— Start COLLECTED DATA —

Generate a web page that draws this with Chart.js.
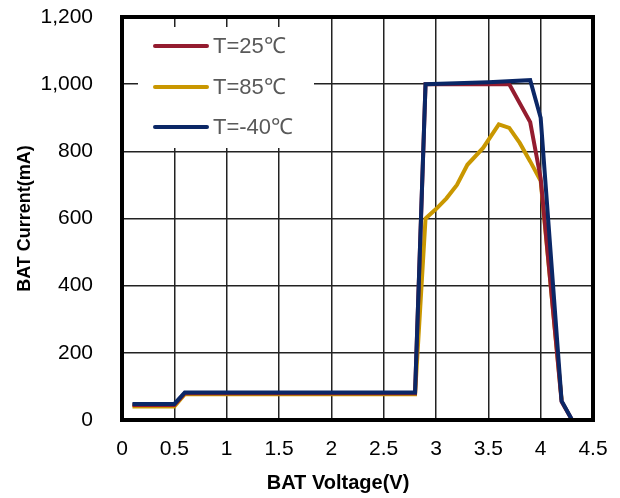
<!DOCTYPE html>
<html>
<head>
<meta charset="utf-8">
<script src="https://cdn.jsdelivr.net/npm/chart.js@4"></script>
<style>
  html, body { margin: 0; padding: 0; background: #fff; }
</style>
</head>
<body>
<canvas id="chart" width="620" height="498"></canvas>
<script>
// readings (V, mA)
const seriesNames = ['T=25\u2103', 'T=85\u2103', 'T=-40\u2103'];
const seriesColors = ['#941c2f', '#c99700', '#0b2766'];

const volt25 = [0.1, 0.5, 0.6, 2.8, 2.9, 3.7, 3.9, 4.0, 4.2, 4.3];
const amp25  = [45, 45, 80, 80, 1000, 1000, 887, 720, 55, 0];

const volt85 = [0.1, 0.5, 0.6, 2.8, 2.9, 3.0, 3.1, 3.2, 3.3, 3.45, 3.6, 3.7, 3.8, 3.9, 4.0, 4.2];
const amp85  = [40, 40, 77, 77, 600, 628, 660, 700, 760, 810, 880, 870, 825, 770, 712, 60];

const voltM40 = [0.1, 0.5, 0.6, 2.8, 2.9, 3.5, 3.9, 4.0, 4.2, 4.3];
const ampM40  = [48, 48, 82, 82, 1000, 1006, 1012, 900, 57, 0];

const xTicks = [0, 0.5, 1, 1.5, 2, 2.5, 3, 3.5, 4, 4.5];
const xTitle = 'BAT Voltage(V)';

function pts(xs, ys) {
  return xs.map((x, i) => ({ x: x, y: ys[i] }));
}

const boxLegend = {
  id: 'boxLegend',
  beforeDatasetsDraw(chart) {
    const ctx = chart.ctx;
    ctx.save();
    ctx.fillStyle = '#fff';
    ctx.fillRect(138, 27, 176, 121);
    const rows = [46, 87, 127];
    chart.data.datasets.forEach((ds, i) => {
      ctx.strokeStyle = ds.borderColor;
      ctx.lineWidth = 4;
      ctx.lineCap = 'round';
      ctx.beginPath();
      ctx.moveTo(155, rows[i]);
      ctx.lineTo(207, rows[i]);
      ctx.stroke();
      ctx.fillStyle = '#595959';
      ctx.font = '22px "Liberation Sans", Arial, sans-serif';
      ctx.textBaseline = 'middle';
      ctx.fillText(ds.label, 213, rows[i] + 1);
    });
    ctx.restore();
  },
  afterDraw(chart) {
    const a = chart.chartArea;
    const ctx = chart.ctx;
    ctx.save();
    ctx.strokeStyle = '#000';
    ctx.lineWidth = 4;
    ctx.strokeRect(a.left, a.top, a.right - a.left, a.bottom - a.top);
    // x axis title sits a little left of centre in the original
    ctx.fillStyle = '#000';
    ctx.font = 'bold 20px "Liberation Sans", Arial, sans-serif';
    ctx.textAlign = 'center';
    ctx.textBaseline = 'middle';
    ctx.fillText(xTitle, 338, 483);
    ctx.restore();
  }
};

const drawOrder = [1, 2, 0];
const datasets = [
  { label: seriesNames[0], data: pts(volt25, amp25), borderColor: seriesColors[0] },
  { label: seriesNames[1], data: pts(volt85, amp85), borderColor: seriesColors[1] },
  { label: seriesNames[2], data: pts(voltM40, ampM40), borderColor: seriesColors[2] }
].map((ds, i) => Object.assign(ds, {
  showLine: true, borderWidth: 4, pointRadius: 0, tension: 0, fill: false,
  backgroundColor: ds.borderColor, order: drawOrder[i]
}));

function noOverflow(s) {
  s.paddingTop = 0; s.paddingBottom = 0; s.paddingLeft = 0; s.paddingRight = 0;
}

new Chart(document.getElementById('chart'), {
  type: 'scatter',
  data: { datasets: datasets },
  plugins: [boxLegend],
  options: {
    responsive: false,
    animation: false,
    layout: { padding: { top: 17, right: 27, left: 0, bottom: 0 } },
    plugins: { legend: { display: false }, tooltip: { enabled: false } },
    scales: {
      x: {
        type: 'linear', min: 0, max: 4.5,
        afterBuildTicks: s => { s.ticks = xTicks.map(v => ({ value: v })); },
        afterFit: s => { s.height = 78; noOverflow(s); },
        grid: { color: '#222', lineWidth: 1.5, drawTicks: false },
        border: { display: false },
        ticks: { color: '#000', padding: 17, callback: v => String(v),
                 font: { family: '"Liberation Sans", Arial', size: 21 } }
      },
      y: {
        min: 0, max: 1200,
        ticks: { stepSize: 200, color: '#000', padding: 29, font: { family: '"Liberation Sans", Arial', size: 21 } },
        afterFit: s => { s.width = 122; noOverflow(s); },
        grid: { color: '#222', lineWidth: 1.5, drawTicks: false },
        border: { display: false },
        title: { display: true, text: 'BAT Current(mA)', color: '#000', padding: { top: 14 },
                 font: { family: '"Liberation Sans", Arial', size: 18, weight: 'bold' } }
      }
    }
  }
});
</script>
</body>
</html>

— End COLLECTED DATA —

_EXERCISE TASK_
All of the material above needs to be restated exactly, with no pictures.

_FINISHED ANSWER_
Generate a web page that draws this with Chart.js.
<!DOCTYPE html>
<html>
<head>
<meta charset="utf-8">
<script src="https://cdn.jsdelivr.net/npm/chart.js@4"></script>
<style>
  html, body { margin: 0; padding: 0; background: #fff; }
</style>
</head>
<body>
<canvas id="chart" width="620" height="498"></canvas>
<script>
// readings (V, mA)
const seriesNames = ['T=25\u2103', 'T=85\u2103', 'T=-40\u2103'];
const seriesColors = ['#941c2f', '#c99700', '#0b2766'];

const volt25 = [0.1, 0.5, 0.6, 2.8, 2.9, 3.7, 3.9, 4.0, 4.2, 4.3];
const amp25  = [45, 45, 80, 80, 1000, 1000, 887, 720, 55, 0];

const volt85 = [0.1, 0.5, 0.6, 2.8, 2.9, 3.0, 3.1, 3.2, 3.3, 3.45, 3.6, 3.7, 3.8, 3.9, 4.0, 4.2];
const amp85  = [40, 40, 77, 77, 600, 628, 660, 700, 760, 810, 880, 870, 825, 770, 712, 60];

const voltM40 = [0.1, 0.5, 0.6, 2.8, 2.9, 3.5, 3.9, 4.0, 4.2, 4.3];
const ampM40  = [48, 48, 82, 82, 1000, 1006, 1012, 900, 57, 0];

const xTicks = [0, 0.5, 1, 1.5, 2, 2.5, 3, 3.5, 4, 4.5];
const xTitle = 'BAT Voltage(V)';

function pts(xs, ys) {
  return xs.map((x, i) => ({ x: x, y: ys[i] }));
}

const boxLegend = {
  id: 'boxLegend',
  beforeDatasetsDraw(chart) {
    const ctx = chart.ctx;
    ctx.save();
    ctx.fillStyle = '#fff';
    ctx.fillRect(138, 27, 176, 121);
    const rows = [46, 87, 127];
    chart.data.datasets.forEach((ds, i) => {
      ctx.strokeStyle = ds.borderColor;
      ctx.lineWidth = 4;
      ctx.lineCap = 'round';
      ctx.beginPath();
      ctx.moveTo(155, rows[i]);
      ctx.lineTo(207, rows[i]);
      ctx.stroke();
      ctx.fillStyle = '#595959';
      ctx.font = '22px "Liberation Sans", Arial, sans-serif';
      ctx.textBaseline = 'middle';
      ctx.fillText(ds.label, 213, rows[i] + 1);
    });
    ctx.restore();
  },
  afterDraw(chart) {
    const a = chart.chartArea;
    const ctx = chart.ctx;
    ctx.save();
    ctx.strokeStyle = '#000';
    ctx.lineWidth = 4;
    ctx.strokeRect(a.left, a.top, a.right - a.left, a.bottom - a.top);
    // x axis title sits a little left of centre in the original
    ctx.fillStyle = '#000';
    ctx.font = 'bold 20px "Liberation Sans", Arial, sans-serif';
    ctx.textAlign = 'center';
    ctx.textBaseline = 'middle';
    ctx.fillText(xTitle, 338, 483);
    ctx.restore();
  }
};

const drawOrder = [1, 2, 0];
const datasets = [
  { label: seriesNames[0], data: pts(volt25, amp25), borderColor: seriesColors[0] },
  { label: seriesNames[1], data: pts(volt85, amp85), borderColor: seriesColors[1] },
  { label: seriesNames[2], data: pts(voltM40, ampM40), borderColor: seriesColors[2] }
].map((ds, i) => Object.assign(ds, {
  showLine: true, borderWidth: 4, pointRadius: 0, tension: 0, fill: false,
  backgroundColor: ds.borderColor, order: drawOrder[i]
}));

function noOverflow(s) {
  s.paddingTop = 0; s.paddingBottom = 0; s.paddingLeft = 0; s.paddingRight = 0;
}

new Chart(document.getElementById('chart'), {
  type: 'scatter',
  data: { datasets: datasets },
  plugins: [boxLegend],
  options: {
    responsive: false,
    animation: false,
    layout: { padding: { top: 17, right: 27, left: 0, bottom: 0 } },
    plugins: { legend: { display: false }, tooltip: { enabled: false } },
    scales: {
      x: {
        type: 'linear', min: 0, max: 4.5,
        afterBuildTicks: s => { s.ticks = xTicks.map(v => ({ value: v })); },
        afterFit: s => { s.height = 78; noOverflow(s); },
        grid: { color: '#222', lineWidth: 1.5, drawTicks: false },
        border: { display: false },
        ticks: { color: '#000', padding: 17, callback: v => String(v),
                 font: { family: '"Liberation Sans", Arial', size: 21 } }
      },
      y: {
        min: 0, max: 1200,
        ticks: { stepSize: 200, color: '#000', padding: 29, font: { family: '"Liberation Sans", Arial', size: 21 } },
        afterFit: s => { s.width = 122; noOverflow(s); },
        grid: { color: '#222', lineWidth: 1.5, drawTicks: false },
        border: { display: false },
        title: { display: true, text: 'BAT Current(mA)', color: '#000', padding: { top: 14 },
                 font: { family: '"Liberation Sans", Arial', size: 18, weight: 'bold' } }
      }
    }
  }
});
</script>
</body>
</html>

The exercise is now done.